Esse dispositivo da Constituição do Estado de Pernambuco foi mal inspirado na previsão do art. 52, X, da CF/88, que diz:

Art. 52. Compete privativamente ao Senado Federal:

(...)

X - suspender a execução, no todo ou em parte, de lei declarada inconstitucional por decisão definitiva do Supremo Tribunal Federal;

 

O STF, contudo, afirmou que o art. 63, § 3º da CE/PE é inconstitucional justamente por violar o art. 52, X, da CF/88.

O art. 52, X, da CF/88 é uma regra que somente vale para o controle difuso de constitucionalidade. Este dispositivo da Carta Magna não tem cabimento quando a decisão decorrer de julgamento de controle concentrado de constitucionalidade, como na ADI.

As decisões tomadas em controle concentrado já são dotadas de eficácia erga omnes por força do art. 102, § 2º da CF/88:

Art. 102 (...)

§ 2º As decisões definitivas de mérito, proferidas pelo Supremo Tribunal Federal, nas ações diretas de inconstitucionalidade e nas ações declaratórias de constitucionalidade produzirão eficácia contra todos e efeito vinculante, relativamente aos demais órgãos do Poder Judiciário e à administração pública direta e indireta, nas esferas federal, estadual e municipal.

 

Desse modo, a atuação do Poder Legislativo só se justifica no âmbito do controle difuso — de modo a expandir a todos os efeitos de decisão dotada originalmente com eficácia “entre as partes”.

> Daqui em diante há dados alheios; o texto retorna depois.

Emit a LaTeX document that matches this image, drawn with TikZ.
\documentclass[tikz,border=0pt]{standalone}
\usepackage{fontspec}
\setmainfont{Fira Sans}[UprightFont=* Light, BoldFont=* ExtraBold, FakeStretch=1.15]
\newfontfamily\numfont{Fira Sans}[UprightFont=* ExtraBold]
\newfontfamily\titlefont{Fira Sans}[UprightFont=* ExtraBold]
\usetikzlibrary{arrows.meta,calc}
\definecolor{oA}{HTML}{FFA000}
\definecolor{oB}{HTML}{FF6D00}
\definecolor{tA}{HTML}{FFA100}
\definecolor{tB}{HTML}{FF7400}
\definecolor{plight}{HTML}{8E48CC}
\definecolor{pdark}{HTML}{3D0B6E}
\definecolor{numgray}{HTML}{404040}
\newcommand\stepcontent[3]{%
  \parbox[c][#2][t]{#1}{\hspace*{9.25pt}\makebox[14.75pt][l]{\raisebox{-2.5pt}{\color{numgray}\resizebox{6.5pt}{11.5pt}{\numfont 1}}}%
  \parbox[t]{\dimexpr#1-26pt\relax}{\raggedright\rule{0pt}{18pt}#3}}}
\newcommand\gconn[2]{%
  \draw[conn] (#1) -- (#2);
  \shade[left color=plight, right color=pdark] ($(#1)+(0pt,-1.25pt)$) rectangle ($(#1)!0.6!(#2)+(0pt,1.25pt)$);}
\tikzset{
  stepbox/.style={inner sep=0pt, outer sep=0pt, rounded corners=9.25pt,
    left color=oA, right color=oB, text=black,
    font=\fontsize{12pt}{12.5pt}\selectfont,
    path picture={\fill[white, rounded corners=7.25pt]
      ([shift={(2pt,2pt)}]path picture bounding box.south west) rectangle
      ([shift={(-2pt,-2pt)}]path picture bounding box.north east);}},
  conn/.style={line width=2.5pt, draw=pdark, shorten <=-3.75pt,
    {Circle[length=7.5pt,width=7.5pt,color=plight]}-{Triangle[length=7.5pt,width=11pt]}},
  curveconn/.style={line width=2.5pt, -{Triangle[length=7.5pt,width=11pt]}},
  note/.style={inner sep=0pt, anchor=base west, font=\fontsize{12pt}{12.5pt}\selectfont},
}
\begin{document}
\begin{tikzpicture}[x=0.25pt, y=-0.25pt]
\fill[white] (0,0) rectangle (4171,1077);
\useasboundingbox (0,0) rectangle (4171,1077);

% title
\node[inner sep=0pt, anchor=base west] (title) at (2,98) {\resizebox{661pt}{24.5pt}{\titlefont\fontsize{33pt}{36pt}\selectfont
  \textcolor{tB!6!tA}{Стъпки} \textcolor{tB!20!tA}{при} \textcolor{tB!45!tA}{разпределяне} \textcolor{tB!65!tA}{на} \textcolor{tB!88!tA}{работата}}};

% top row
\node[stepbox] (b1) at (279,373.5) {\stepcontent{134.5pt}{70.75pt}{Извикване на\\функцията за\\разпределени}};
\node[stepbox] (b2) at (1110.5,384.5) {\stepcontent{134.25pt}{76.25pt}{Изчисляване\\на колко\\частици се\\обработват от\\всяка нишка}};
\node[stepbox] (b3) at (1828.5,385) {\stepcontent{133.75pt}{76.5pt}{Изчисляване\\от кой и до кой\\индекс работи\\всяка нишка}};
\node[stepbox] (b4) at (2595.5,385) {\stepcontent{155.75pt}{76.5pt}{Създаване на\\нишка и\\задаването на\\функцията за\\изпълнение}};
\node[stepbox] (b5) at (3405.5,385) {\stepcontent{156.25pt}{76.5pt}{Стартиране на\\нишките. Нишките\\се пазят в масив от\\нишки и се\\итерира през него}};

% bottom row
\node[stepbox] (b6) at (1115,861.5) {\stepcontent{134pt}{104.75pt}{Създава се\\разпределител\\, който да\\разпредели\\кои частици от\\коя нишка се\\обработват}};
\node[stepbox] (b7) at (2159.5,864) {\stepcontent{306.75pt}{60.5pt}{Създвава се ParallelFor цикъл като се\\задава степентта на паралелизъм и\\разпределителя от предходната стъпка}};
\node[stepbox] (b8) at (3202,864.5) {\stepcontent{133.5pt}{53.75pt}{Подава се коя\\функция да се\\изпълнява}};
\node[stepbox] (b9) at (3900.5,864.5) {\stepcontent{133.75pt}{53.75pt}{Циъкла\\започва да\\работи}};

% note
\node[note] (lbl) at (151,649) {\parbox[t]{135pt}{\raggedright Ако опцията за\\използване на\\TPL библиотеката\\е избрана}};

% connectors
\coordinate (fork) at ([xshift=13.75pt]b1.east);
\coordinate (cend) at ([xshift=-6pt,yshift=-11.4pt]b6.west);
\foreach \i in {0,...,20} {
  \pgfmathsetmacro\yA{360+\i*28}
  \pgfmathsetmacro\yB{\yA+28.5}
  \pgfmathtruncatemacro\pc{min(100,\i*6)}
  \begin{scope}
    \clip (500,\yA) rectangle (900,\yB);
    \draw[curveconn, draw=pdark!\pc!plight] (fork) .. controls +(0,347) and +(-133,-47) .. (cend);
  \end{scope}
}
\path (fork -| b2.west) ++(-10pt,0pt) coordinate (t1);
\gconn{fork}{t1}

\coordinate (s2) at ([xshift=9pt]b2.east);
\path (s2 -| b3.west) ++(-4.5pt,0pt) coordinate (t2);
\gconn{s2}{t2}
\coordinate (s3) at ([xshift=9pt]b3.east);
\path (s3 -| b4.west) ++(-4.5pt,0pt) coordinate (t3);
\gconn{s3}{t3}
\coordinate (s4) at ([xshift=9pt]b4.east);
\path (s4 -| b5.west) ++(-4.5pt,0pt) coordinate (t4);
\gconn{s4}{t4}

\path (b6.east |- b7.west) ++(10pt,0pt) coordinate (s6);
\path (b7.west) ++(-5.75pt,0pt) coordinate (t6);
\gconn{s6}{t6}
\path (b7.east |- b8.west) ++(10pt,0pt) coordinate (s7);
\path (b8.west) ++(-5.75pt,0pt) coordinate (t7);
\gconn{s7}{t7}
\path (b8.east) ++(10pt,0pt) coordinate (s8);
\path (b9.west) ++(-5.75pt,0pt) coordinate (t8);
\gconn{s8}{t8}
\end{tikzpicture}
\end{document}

A Constituição Estadual não poderia ter disciplinado o tema de maneira diversa, submetendo às Casas Legislativas estaduais ou municipais a atribuição de suspender a eficácia de lei já declarada inconstitucional pelo Tribunal de Justiça local no julgamento de ADI.

 

Em suma:

Não compete ao Poder Legislativo, de qualquer das esferas federativas, suspender a eficácia de lei ou ato normativo declarado inconstitucional em controle concentrado de constitucionalidade.

STF. Plenário. ADI 5548/PE, Rel. Min. Ricardo Lewandowski, julgado em 16/8/2021 (Info 1025).